(Data extracted from a collection)
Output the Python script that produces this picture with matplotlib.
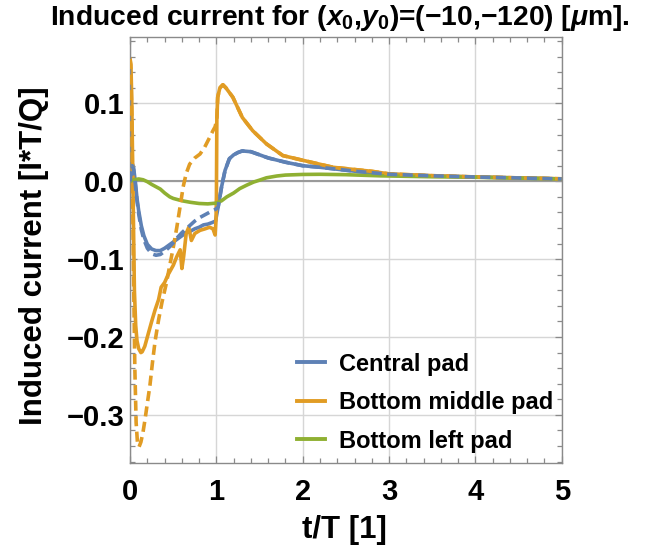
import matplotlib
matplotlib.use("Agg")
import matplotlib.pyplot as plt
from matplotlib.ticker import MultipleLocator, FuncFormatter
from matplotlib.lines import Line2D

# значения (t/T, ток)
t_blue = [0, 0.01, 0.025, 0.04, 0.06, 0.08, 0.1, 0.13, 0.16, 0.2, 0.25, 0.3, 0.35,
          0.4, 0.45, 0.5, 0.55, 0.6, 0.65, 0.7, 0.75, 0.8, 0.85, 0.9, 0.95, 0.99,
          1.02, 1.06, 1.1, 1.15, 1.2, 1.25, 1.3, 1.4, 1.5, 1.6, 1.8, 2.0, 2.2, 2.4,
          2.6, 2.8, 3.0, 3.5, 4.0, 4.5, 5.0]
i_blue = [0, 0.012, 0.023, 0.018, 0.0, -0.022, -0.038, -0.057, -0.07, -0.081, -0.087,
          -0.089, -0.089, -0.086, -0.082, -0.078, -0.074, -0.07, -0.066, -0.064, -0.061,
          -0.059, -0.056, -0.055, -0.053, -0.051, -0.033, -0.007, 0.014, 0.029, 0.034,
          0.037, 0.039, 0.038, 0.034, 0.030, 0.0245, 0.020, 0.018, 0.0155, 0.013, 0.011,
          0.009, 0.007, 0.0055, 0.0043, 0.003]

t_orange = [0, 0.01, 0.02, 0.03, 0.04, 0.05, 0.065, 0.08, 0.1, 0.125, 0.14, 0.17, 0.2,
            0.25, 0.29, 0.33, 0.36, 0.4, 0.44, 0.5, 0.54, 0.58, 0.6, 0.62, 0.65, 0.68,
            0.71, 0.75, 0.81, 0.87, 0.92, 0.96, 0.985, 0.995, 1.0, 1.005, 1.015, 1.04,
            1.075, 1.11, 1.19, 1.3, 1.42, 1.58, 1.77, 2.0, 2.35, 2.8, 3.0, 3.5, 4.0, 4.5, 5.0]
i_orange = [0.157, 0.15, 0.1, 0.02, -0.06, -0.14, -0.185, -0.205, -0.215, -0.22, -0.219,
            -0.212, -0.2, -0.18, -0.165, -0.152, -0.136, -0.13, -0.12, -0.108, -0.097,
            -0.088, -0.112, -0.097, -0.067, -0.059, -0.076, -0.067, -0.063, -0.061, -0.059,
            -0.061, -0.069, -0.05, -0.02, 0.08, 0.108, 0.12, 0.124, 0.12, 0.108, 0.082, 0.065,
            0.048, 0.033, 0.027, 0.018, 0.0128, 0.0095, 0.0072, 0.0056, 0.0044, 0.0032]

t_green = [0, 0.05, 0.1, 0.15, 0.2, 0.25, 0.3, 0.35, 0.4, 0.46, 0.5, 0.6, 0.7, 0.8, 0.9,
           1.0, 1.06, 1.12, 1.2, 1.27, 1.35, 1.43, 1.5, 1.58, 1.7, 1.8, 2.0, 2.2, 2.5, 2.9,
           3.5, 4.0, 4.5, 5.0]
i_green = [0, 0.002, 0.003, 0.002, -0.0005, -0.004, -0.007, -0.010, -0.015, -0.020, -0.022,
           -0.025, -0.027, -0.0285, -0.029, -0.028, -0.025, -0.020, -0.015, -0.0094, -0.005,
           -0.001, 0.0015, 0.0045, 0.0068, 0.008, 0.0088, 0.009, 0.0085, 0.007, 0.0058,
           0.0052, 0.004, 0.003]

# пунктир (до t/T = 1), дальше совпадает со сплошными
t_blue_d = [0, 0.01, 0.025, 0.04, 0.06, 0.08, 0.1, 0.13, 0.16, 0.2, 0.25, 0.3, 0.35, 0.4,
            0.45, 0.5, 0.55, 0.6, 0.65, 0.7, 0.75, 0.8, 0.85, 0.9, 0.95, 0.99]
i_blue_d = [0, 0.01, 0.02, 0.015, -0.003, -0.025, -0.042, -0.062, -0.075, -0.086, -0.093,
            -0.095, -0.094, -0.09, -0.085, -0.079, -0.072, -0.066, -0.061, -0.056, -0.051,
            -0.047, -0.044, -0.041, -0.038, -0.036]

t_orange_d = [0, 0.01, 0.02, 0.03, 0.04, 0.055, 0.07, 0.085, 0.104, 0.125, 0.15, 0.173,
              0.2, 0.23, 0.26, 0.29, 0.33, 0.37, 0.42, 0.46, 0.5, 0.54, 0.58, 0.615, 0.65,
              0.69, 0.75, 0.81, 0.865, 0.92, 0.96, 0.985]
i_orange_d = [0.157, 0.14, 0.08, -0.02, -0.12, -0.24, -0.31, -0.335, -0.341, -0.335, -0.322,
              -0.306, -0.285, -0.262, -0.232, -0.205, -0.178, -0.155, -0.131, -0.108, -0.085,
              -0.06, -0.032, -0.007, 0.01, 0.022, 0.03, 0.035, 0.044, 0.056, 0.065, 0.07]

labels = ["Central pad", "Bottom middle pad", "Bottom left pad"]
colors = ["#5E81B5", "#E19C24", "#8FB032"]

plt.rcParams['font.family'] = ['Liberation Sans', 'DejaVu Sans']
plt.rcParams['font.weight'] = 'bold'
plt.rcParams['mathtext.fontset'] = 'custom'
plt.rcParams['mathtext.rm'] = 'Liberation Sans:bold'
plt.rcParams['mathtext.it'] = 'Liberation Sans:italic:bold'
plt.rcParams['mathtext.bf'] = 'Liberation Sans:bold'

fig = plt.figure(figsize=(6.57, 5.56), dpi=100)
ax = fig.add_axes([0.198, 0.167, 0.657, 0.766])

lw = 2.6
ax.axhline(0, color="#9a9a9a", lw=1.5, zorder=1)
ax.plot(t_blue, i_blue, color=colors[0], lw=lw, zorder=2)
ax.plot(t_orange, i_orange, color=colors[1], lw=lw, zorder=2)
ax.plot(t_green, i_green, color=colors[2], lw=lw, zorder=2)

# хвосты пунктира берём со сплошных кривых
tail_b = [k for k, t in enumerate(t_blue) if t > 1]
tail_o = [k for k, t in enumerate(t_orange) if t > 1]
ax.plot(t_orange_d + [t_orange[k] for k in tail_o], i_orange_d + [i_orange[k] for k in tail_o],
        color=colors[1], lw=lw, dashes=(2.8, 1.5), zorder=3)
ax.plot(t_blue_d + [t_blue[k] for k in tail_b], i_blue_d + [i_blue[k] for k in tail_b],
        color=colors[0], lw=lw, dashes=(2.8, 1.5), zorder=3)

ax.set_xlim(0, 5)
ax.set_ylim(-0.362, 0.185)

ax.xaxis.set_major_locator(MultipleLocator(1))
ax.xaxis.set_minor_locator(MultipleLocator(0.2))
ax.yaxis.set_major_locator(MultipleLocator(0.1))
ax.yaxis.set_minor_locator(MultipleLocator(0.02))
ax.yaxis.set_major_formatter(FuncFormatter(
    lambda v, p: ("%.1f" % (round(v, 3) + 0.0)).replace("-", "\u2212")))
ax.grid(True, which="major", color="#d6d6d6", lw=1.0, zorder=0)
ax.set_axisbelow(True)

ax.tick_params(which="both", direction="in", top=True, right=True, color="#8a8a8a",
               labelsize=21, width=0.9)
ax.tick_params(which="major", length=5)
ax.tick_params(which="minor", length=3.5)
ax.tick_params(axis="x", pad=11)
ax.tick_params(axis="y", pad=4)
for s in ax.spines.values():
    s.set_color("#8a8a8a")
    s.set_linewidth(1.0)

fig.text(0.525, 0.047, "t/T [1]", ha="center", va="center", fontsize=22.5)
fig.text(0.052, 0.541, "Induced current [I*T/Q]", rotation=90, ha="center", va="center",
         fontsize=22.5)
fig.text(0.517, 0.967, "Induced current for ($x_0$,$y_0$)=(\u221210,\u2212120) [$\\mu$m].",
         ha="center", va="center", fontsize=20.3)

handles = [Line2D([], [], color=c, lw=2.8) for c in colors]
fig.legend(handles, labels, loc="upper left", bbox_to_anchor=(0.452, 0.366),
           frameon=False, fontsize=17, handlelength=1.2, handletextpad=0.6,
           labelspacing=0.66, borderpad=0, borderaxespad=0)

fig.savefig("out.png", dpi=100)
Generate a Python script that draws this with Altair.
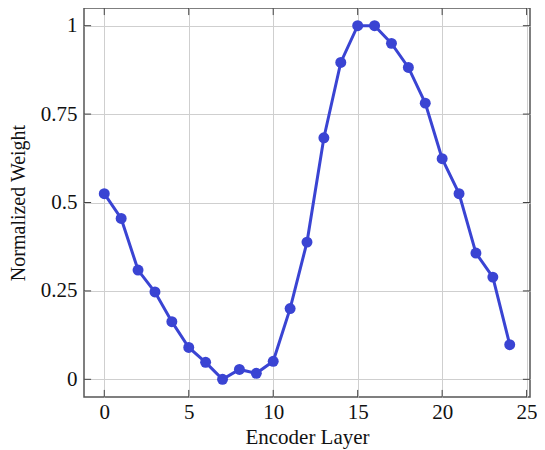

### What to do
Without the pictures, return the listing above from its first line through the line that has "0.0056, 0.0044, 0.0032]".

### Result of this exercise
Output the Python script that produces this picture with matplotlib.
import matplotlib
matplotlib.use("Agg")
import matplotlib.pyplot as plt
from matplotlib.ticker import MultipleLocator, FuncFormatter
from matplotlib.lines import Line2D

# значения (t/T, ток)
t_blue = [0, 0.01, 0.025, 0.04, 0.06, 0.08, 0.1, 0.13, 0.16, 0.2, 0.25, 0.3, 0.35,
          0.4, 0.45, 0.5, 0.55, 0.6, 0.65, 0.7, 0.75, 0.8, 0.85, 0.9, 0.95, 0.99,
          1.02, 1.06, 1.1, 1.15, 1.2, 1.25, 1.3, 1.4, 1.5, 1.6, 1.8, 2.0, 2.2, 2.4,
          2.6, 2.8, 3.0, 3.5, 4.0, 4.5, 5.0]
i_blue = [0, 0.012, 0.023, 0.018, 0.0, -0.022, -0.038, -0.057, -0.07, -0.081, -0.087,
          -0.089, -0.089, -0.086, -0.082, -0.078, -0.074, -0.07, -0.066, -0.064, -0.061,
          -0.059, -0.056, -0.055, -0.053, -0.051, -0.033, -0.007, 0.014, 0.029, 0.034,
          0.037, 0.039, 0.038, 0.034, 0.030, 0.0245, 0.020, 0.018, 0.0155, 0.013, 0.011,
          0.009, 0.007, 0.0055, 0.0043, 0.003]

t_orange = [0, 0.01, 0.02, 0.03, 0.04, 0.05, 0.065, 0.08, 0.1, 0.125, 0.14, 0.17, 0.2,
            0.25, 0.29, 0.33, 0.36, 0.4, 0.44, 0.5, 0.54, 0.58, 0.6, 0.62, 0.65, 0.68,
            0.71, 0.75, 0.81, 0.87, 0.92, 0.96, 0.985, 0.995, 1.0, 1.005, 1.015, 1.04,
            1.075, 1.11, 1.19, 1.3, 1.42, 1.58, 1.77, 2.0, 2.35, 2.8, 3.0, 3.5, 4.0, 4.5, 5.0]
i_orange = [0.157, 0.15, 0.1, 0.02, -0.06, -0.14, -0.185, -0.205, -0.215, -0.22, -0.219,
            -0.212, -0.2, -0.18, -0.165, -0.152, -0.136, -0.13, -0.12, -0.108, -0.097,
            -0.088, -0.112, -0.097, -0.067, -0.059, -0.076, -0.067, -0.063, -0.061, -0.059,
            -0.061, -0.069, -0.05, -0.02, 0.08, 0.108, 0.12, 0.124, 0.12, 0.108, 0.082, 0.065,
            0.048, 0.033, 0.027, 0.018, 0.0128, 0.0095, 0.0072, 0.0056, 0.0044, 0.0032]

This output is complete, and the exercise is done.